START DATA SUPPLIED
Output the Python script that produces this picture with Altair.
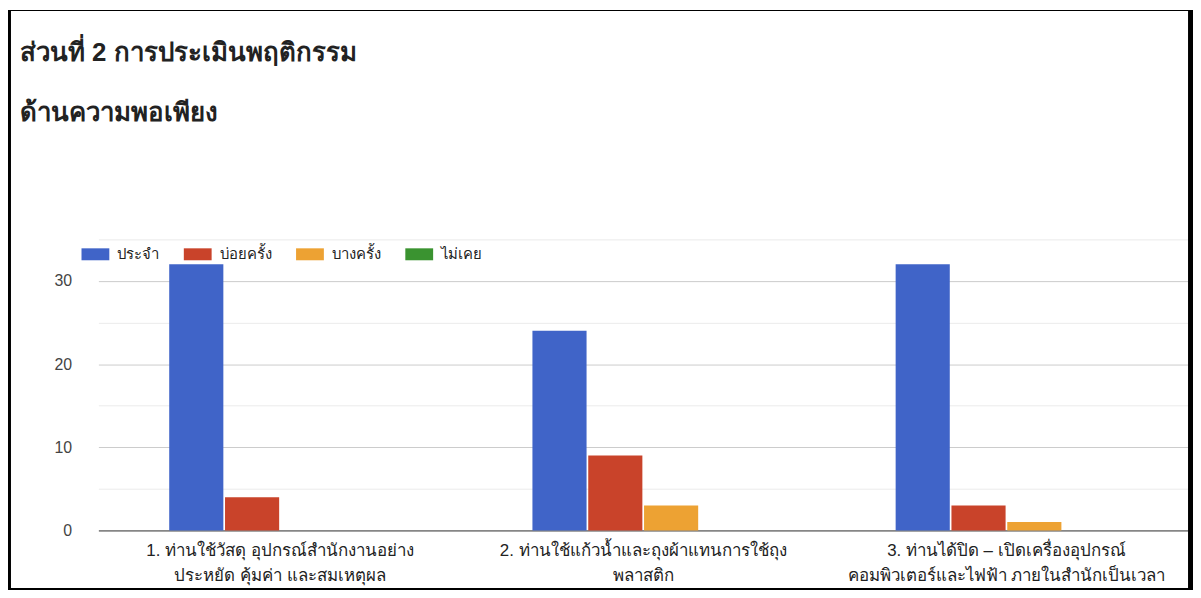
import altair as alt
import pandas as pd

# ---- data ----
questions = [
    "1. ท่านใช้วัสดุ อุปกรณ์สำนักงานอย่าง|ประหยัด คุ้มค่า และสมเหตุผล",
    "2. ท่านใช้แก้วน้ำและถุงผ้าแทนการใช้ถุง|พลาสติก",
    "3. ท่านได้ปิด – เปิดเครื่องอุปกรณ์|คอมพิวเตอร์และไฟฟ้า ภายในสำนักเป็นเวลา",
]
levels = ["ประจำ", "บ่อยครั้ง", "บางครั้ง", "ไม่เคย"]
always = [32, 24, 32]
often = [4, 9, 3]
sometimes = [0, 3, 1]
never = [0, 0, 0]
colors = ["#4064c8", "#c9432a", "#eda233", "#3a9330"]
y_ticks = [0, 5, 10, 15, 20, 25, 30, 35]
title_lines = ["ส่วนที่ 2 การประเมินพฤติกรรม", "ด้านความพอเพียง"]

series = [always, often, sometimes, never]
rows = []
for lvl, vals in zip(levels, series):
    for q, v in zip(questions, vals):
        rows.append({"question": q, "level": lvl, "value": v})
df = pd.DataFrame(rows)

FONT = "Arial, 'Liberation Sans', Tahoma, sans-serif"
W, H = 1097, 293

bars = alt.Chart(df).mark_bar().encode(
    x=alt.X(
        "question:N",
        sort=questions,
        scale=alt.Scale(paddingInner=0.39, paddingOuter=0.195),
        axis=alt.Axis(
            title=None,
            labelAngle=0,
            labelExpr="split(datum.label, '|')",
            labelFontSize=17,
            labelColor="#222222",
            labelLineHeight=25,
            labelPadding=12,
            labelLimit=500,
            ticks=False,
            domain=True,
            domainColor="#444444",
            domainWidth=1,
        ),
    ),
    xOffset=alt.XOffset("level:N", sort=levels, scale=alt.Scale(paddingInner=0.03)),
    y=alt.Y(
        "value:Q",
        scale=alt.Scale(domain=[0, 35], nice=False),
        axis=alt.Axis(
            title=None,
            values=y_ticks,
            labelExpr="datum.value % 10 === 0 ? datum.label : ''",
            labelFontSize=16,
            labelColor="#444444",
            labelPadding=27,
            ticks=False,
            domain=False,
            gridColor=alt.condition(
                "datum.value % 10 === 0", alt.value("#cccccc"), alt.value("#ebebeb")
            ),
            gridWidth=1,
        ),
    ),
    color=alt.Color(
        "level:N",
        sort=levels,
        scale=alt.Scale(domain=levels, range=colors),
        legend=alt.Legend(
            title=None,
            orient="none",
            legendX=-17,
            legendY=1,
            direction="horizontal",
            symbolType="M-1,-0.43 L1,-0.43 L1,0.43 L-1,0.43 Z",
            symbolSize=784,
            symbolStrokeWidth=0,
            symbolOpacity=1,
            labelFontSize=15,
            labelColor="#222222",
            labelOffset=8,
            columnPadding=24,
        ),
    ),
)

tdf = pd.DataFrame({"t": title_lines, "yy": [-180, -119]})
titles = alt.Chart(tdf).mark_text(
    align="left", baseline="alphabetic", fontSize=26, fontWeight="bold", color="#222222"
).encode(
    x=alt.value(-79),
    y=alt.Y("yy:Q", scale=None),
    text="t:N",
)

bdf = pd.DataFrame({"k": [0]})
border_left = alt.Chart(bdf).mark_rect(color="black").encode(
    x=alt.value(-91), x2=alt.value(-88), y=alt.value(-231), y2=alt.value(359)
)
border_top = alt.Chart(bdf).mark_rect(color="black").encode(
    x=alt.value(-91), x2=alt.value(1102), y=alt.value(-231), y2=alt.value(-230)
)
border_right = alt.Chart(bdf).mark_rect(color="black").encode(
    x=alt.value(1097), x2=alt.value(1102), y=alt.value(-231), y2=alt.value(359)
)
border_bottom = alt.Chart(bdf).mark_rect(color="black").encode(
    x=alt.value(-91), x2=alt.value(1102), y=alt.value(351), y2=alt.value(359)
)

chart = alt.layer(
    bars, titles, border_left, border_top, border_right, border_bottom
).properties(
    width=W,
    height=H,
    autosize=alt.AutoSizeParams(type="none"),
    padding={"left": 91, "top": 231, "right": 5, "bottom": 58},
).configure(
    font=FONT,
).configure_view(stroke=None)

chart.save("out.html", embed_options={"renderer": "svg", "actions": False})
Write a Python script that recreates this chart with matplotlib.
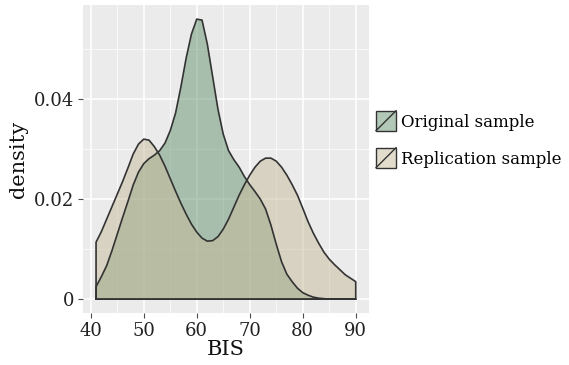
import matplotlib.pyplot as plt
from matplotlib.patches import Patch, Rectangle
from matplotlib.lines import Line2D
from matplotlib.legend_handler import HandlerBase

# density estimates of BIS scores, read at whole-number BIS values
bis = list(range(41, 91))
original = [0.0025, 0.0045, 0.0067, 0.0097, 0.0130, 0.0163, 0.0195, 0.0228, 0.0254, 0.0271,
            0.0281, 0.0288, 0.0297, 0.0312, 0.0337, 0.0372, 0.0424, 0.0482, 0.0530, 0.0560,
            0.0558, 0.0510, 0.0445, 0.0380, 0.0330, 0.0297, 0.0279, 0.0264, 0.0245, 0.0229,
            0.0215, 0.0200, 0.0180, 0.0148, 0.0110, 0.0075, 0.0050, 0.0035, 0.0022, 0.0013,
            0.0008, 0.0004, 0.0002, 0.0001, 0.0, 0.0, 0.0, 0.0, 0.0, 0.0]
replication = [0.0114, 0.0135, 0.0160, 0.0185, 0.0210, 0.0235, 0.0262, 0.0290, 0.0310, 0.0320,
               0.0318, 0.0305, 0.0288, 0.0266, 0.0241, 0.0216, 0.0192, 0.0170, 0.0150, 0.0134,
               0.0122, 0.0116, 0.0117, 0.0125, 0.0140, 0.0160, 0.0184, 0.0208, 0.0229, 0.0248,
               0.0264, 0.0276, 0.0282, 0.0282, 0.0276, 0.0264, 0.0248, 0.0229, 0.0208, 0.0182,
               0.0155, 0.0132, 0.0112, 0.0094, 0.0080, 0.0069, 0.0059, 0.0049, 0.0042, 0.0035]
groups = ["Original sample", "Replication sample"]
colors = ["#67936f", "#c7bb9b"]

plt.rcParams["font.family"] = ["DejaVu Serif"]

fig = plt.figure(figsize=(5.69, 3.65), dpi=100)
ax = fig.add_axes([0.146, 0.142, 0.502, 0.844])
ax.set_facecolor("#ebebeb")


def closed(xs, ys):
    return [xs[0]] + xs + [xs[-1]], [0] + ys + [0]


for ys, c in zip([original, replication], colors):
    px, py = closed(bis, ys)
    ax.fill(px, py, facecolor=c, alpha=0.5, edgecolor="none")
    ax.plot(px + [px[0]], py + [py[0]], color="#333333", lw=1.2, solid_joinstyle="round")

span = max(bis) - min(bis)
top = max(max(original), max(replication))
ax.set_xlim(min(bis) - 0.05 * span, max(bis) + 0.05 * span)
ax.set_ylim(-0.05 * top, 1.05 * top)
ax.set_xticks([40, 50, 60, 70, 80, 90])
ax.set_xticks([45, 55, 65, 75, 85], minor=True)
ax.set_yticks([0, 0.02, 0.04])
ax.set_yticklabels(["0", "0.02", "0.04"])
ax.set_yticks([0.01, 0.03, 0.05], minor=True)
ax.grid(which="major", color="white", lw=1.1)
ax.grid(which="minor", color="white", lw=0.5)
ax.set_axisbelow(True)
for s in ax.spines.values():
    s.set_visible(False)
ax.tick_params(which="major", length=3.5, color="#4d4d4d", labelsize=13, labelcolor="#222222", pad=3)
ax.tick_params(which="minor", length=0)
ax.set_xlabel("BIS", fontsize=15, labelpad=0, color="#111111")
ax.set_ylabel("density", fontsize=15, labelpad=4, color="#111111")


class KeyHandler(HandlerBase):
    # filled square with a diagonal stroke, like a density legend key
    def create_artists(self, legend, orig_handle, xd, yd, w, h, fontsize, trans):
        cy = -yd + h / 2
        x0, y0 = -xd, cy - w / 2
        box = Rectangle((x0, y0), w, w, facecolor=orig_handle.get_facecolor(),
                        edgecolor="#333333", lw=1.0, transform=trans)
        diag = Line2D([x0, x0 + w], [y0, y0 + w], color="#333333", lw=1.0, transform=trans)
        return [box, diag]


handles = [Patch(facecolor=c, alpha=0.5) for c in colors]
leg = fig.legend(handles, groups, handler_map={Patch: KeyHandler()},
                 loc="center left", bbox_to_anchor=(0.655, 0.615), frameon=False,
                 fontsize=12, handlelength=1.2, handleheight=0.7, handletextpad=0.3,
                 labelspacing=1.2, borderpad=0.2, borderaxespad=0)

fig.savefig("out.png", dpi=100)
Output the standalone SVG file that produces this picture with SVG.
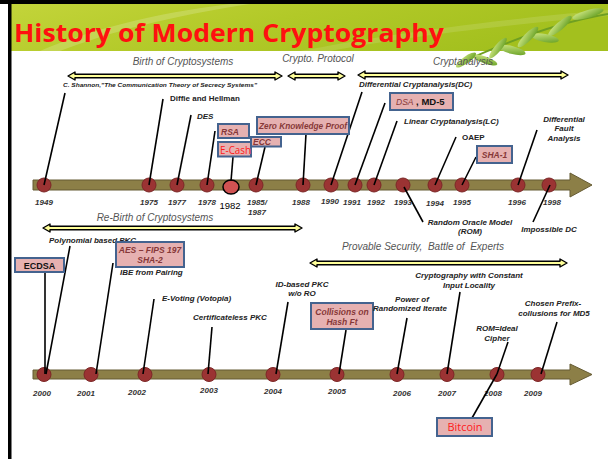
END DATA SUPPLIED
[GIVEN TASK]
Above are some records. Output exactly the lines from the one that contains "Write a Python" to the one that contains "from matplotlib.legend_handler import", keeping both, and omit the pictures.

[WRITTEN SOLUTION]
Write a Python script that recreates this chart with matplotlib.
import matplotlib.pyplot as plt
from matplotlib.patches import Patch, Rectangle
from matplotlib.lines import Line2D
from matplotlib.legend_handler import HandlerBase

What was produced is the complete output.